Baltimore club goes with Baltimore. Leading off the upcoming EP, Deep in the Game, is “Lose Your Fucking Mind,” a boiling-over cut built on grimy synth buzz and a vocal sample more psych ward than dance club. It’d be easy to cast it with the extra-Baltimore future-club that’s come from hipper non-locals, but the track manages to get the Baltimore in club perfectly right. It’s more than just using the classic break sample: “Lose” nails both club’s bite/bark and its bare rawness.

The track dates back to fall 2010, when Schwarz was just starting to make his own club tracks. “I’d done remixes, just for me [to DJ with] for a while,” he says. “Then it just occurred to me that it would be pretty easy to make [original club music]. I started doing one [track] every day and putting them on Facebook.”

That practice lasted only seven or eight days, Schwarz says—long enough for Unruly Records’ Derek James to catch a whiff. “He was like, ‘You should come in [to the Unruly offices] and we should talk about doing something,’” Schwarz says. “That was the point when I realized I could stop putting songs up for free on the internet every day. It didn’t take long.”

Saturday, Schwarz performs for the second time his “Why Do I Feel Like This?”—an A/V concept performance that has nothing to do with club or street rap or most anything. The explanation is too simple: “It’s just me playing synth over girls crying on YouTube,” he says. “Soft synth, really bad soft synth sounds. I think it’s pretty powerful, pretty fucked up. It’ll probably mostly just make people feel weird.” (The performance pairs with a limited-run DVD of same concept, out Feb. 26.)

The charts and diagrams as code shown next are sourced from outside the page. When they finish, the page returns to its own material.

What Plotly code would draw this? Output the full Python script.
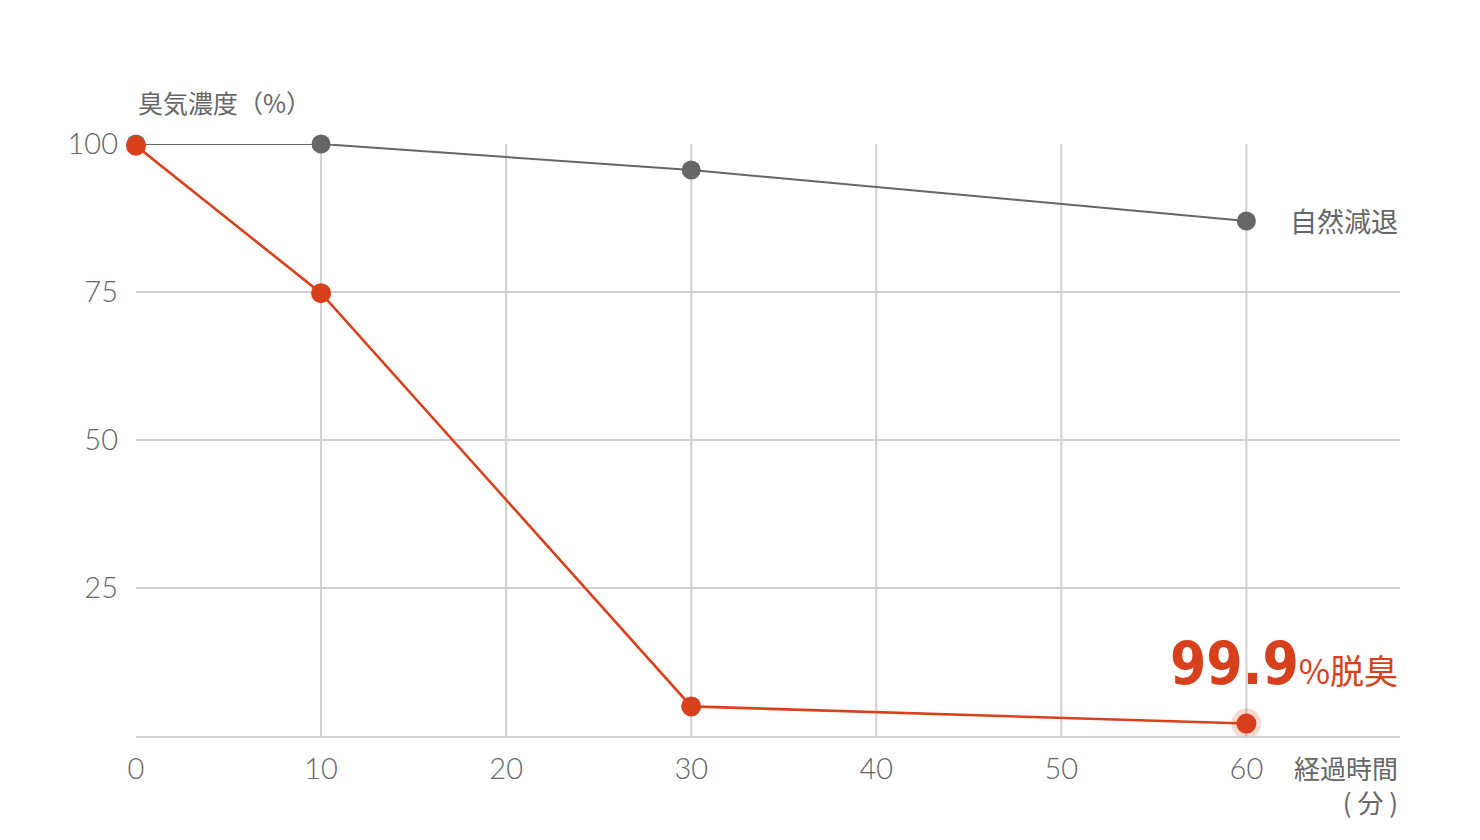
import plotly.graph_objects as go

minutes = [0, 10, 30, 60]
natural = [100, 100, 95.6, 87.0]
treated = [99.7, 74.8, 5.0, 2.1]
x_ticks = [0, 10, 20, 30, 40, 50, 60]
y_ticks = [25, 50, 75, 100]

RED = "#d8401c"
GRAY = "#666666"
GRID = "#d0d0d0"
FONT = "Lato, 'Noto Sans CJK JP', sans-serif"
JP = "'Noto Sans CJK JP', sans-serif"

fig = go.Figure()
fig.add_trace(go.Scatter(x=minutes, y=natural, mode="lines+markers",
                         line=dict(color=GRAY, width=2),
                         marker=dict(color=GRAY, size=19), showlegend=False,
                         cliponaxis=False))
# halo around final point
fig.add_trace(go.Scatter(x=[minutes[-1]], y=[treated[-1]], mode="markers",
                         marker=dict(color="rgba(216,64,28,0.2)", size=30),
                         showlegend=False, cliponaxis=False))
fig.add_trace(go.Scatter(x=minutes, y=treated, mode="lines+markers",
                         line=dict(color=RED, width=2.6),
                         marker=dict(color=RED, size=20), showlegend=False,
                         cliponaxis=False))

shapes = []
for xv in x_ticks[1:]:
    shapes.append(dict(type="line", xref="x", yref="y", x0=xv, x1=xv, y0=0, y1=100,
                       line=dict(color=GRID, width=2), layer="below"))

fig.update_layout(
    width=1480, height=840,
    margin=dict(l=128, r=88, t=136, b=112),
    plot_bgcolor="white", paper_bgcolor="white",
    shapes=shapes,
    xaxis=dict(range=[0, 68.3], tickvals=x_ticks, showgrid=False, zeroline=False,
               showline=True, linecolor=GRID, linewidth=2,
               ticks="", ticklen=0, ticklabelstandoff=6,
               tickfont=dict(family=FONT, size=29, color=GRAY, weight=300)),
    yaxis=dict(range=[0, 100], tickvals=y_ticks, showgrid=True, gridcolor=GRID, gridwidth=2,
               zeroline=False, showline=False, ticks="", ticklen=0, ticklabelstandoff=17,
               tickfont=dict(family=FONT, size=29, color=GRAY, weight=300)),
    font=dict(family=FONT),
)

fig.add_annotation(x=0, y=1, xref="x", yref="paper", yshift=42, xanchor="left", yanchor="middle",
                   text="臭気濃度（%）", showarrow=False,
                   font=dict(family=JP, size=25, color=GRAY))
fig.add_annotation(x=1, y=natural[-1], xref="paper", yref="y", xanchor="right", yanchor="middle",
                   text="自然減退", showarrow=False, font=dict(family=JP, size=27, color=GRAY))
fig.add_annotation(x=1, y=0, xref="paper", yref="paper", yshift=-48, xanchor="right", yanchor="middle",
                   text="経過時間<br>( 分 )", align="right", showarrow=False,
                   font=dict(family=JP, size=26, color=GRAY))
fig.add_annotation(x=1, y=treated[-1], xref="paper", yref="y", yshift=60, xanchor="right", yanchor="middle",
                   text="<span style='font-family:DejaVu Sans Condensed;font-size:58px'><b>99.9</b></span>"
                        "<span style='font-size:34px'>%脱臭</span>",
                   showarrow=False, font=dict(family=JP, size=34, color=RED))

fig.write_html("out.html")
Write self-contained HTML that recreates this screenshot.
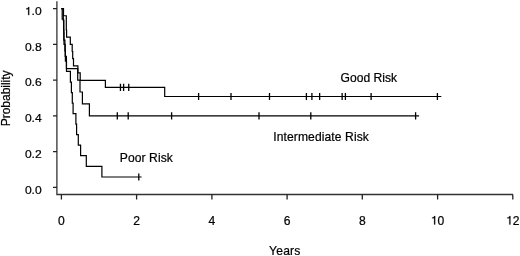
<!DOCTYPE html>
<html><head><meta charset="utf-8"><style>
html,body{margin:0;padding:0;background:#fff;width:520px;height:256px;overflow:hidden}
svg{display:block;will-change:transform}
text{font-family:"Liberation Sans",sans-serif;font-size:12.1px;fill:#000;stroke:#000;stroke-width:0.22px}
</style></head><body>
<svg width="520" height="256" viewBox="0 0 520 256">
<path d="M56.9 1.2 V194.5 H513" stroke="#333" stroke-width="1.3" fill="none"/>
<path d="M53 8.6 H57 M53 44.4 H57 M53 80.1 H57 M53 115.8 H57 M53 151.6 H57 M53 187.3 H57" stroke="#222" stroke-width="1.3" fill="none"/>
<path d="M61.4 194.5 V199.5 M136.6 194.5 V199.5 M211.9 194.5 V199.5 M287.1 194.5 V199.5 M362.3 194.5 V199.5 M437.6 194.5 V199.5 M512.8 194.5 V199.5" stroke="#222" stroke-width="1.3" fill="none"/>
<path d="M61.4 8.7 H63.5 V15.75 H66.3 V22.9 H66.3 V30.0 H66.6 V37.2 H70.3 V44.3 H72.2 V51.5 H72.7 V58.6 H73.5 V65.8 H77.9 V72.9 H80.2 V80.35 H105.4 V87.35 H164.7 V96.5 H441.3" stroke="#000" stroke-width="1.2" fill="none"/>
<path d="M61.4 8.7 H63.3 V20.6 H63.8 V32.4 H64.0 V44.3 H65.2 V56.3 H66.4 V68.7 H77.7 V80.1 H80.0 V92.0 H82.4 V103.9 H89.4 V115.8 H419.1" stroke="#000" stroke-width="1.2" fill="none"/>
<path d="M61.4 8.7 H62.2 V19.2 H63.6 V29.7 H63.8 V40.2 H64.9 V50.8 H65.4 V61.2 H66.5 V71.4 H70.4 V82.2 H71.4 V92.7 H72.3 V103.2 H73.1 V113.7 H75.9 V124.2 H76.6 V134.7 H78.3 V145.2 H80.6 V155.7 H86.3 V166.3 H101.9 V177.0 H141.6" stroke="#000" stroke-width="1.2" fill="none"/>
<path d="M120.45 83.75 V90.95 M123.6 83.75 V90.95 M128.75 83.75 V90.95 M198.6 92.90 V100.10 M231 92.90 V100.10 M269.5 92.90 V100.10 M306.4 92.90 V100.10 M311.9 92.90 V100.10 M319.65 92.90 V100.10 M342.15 92.90 V100.10 M345.4 92.90 V100.10 M371.1 92.90 V100.10 M437.4 92.90 V100.10 M117.3 112.20 V119.40 M128.2 112.20 V119.40 M171.6 112.20 V119.40 M259 112.20 V119.40 M310.8 112.20 V119.40 M415.6 112.20 V119.40 M138.8 173.40 V180.60" stroke="#000" stroke-width="1.3" fill="none"/>
<g fill="#000" stroke="#000" stroke-width="18.2">
<path d="M271 0 L359 0 L359 -703 L288 -703 C277 -660 250 -625 215 -605 C185 -588 140 -580 101 -578 L101 -510 L271 -510 Z" transform="translate(24.88,15.1) scale(0.01210,0.01137)"/>
<path d="M271 0 L359 0 L359 -703 L288 -703 C277 -660 250 -625 215 -605 C185 -588 140 -580 101 -578 L101 -510 L271 -510 Z" transform="translate(430.84,224.5) scale(0.01210,0.01210)"/>
<path d="M271 0 L359 0 L359 -703 L288 -703 C277 -660 250 -625 215 -605 C185 -588 140 -580 101 -578 L101 -510 L271 -510 Z" transform="translate(506.07,224.5) scale(0.01210,0.01210)"/>
</g>
<text transform="translate(41.7,15.1) scale(1,0.94)" text-anchor="end">.0</text>
<text transform="translate(41.7,50.6) scale(1,0.94)" text-anchor="end">0.8</text>
<text transform="translate(41.7,86.0) scale(1,0.94)" text-anchor="end">0.6</text>
<text transform="translate(41.7,122.15) scale(1,0.94)" text-anchor="end">0.4</text>
<text transform="translate(41.7,157.95) scale(1,0.94)" text-anchor="end">0.2</text>
<text transform="translate(41.7,193.6) scale(1,0.94)" text-anchor="end">0.0</text>
<text transform="translate(61.4,224.5) scale(1,1.0)" text-anchor="middle">0</text>
<text transform="translate(136.63,224.5) scale(1,1.0)" text-anchor="middle">2</text>
<text transform="translate(211.87,224.5) scale(1,1.0)" text-anchor="middle">4</text>
<text transform="translate(287.1,224.5) scale(1,1.0)" text-anchor="middle">6</text>
<text transform="translate(362.33,224.5) scale(1,1.0)" text-anchor="middle">8</text>
<text transform="translate(437.56,224.5) scale(1,1.0)" text-anchor="start">0</text>
<text transform="translate(512.8,224.5) scale(1,1.0)" text-anchor="start">2</text>
<text transform="translate(269.1,254.6) scale(1,1.0)" text-anchor="start" letter-spacing="0.2">Years</text>
<text transform="translate(340.6,82) scale(1,0.98)" text-anchor="start">Good Risk</text>
<text transform="translate(273.2,140.5) scale(1,0.98)" text-anchor="start" letter-spacing="0.1">Intermediate Risk</text>
<text transform="translate(119.8,162.3) scale(1,0.98)" text-anchor="start" letter-spacing="0.08">Poor Risk</text>
<text transform="translate(9.5,126.3) rotate(-90) scale(1,0.98)" letter-spacing="-0.06">Probability</text>
</svg>
</body></html>
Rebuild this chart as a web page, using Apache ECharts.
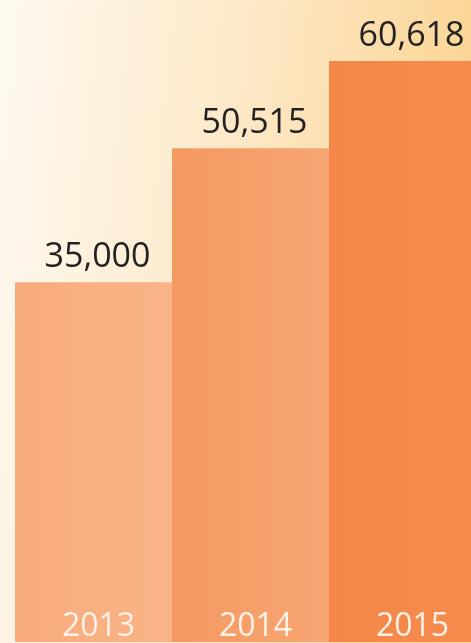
<!DOCTYPE html>
<html>
<head>
<meta charset="utf-8">
<script src="https://cdn.jsdelivr.net/npm/echarts@6/dist/echarts.min.js"></script>
<style>
  html, body { margin: 0; padding: 0; overflow: hidden; }
  /* wider than the window: the last bar runs off the right edge */
  #chart { width: 486px; height: 643px; }
</style>
</head>
<body>
<div id="chart"></div>
<script>
// data
var years = ['2013', '2014', '2015'];
var values = [35000, 50515, 60618];

// axis range (picture is cropped, bars run past the bottom)
var Y_MIN = -6700;
var Y_MAX = 67700;

var barColors = [
  ['#f8ab7c', '#fab487'],
  ['#f59962', '#f7a673'],
  ['#f48748', '#f58c4e']
];

var chart = echarts.init(document.getElementById('chart'));

chart.setOption({
  backgroundColor: {
    type: 'linear', x: 0, y: 0, x2: 1, y2: 0.08,
    colorStops: [
      { offset: 0, color: '#fef9f0' },
      { offset: 0.5, color: '#fde9c8' },
      { offset: 1, color: '#fbd494' }
    ]
  },
  grid: { left: 15, right: 0, top: 0, bottom: 0 },
  xAxis: {
    type: 'category',
    data: years,
    z: 10,
    axisLine: { show: false },
    axisTick: { show: false },
    axisLabel: {
      inside: true,
      margin: -1,
      padding: [0, 0, 0, 10],
      color: '#fdf1e8',
      fontFamily: 'Open Sans',
      fontSize: 32
    }
  },
  yAxis: {
    type: 'value',
    min: Y_MIN,
    max: Y_MAX,
    show: false,
    splitLine: { show: false }
  },
  series: [{
    type: 'custom',
    data: values.map(function (v, i) { return [i, v]; }),
    z: 1,
    renderItem: function (params, api) {
      var top = api.coord([api.value(0), api.value(1)]);
      var base = api.coord([api.value(0), Y_MIN]);
      var w = api.size([1, 0])[0];
      var c = barColors[params.dataIndex];
      return {
        type: 'rect',
        shape: { x: top[0] - w / 2, y: top[1], width: w, height: base[1] - top[1] },
        style: {
          fill: {
            type: 'linear', x: 0, y: 0, x2: 1, y2: 0,
            colorStops: [{ offset: 0, color: c[0] }, { offset: 1, color: c[1] }]
          }
        },
        textContent: {
          style: {
            text: api.value(1).toLocaleString('en-US'),
            fill: '#222222',
            fontFamily: 'Open Sans',
            fontSize: 34
          }
        },
        textConfig: { position: 'top', distance: 8, offset: [4, 0] }
      };
    }
  }]
});
</script>
</body>
</html>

Breakbeats, rap, noise, conceptual A/V art—OK, the artist known as Schwarz can travel, and make it look easy and natural. If that travelling means anything in a polarized music culture—polarized well beyond genre boundaries even—it will probably depend on other artists making weird leaps. Maybe not, you know, dropping Unruly EPs and freaking people out at the Red Room, but just trying on the same pan-Baltimore view.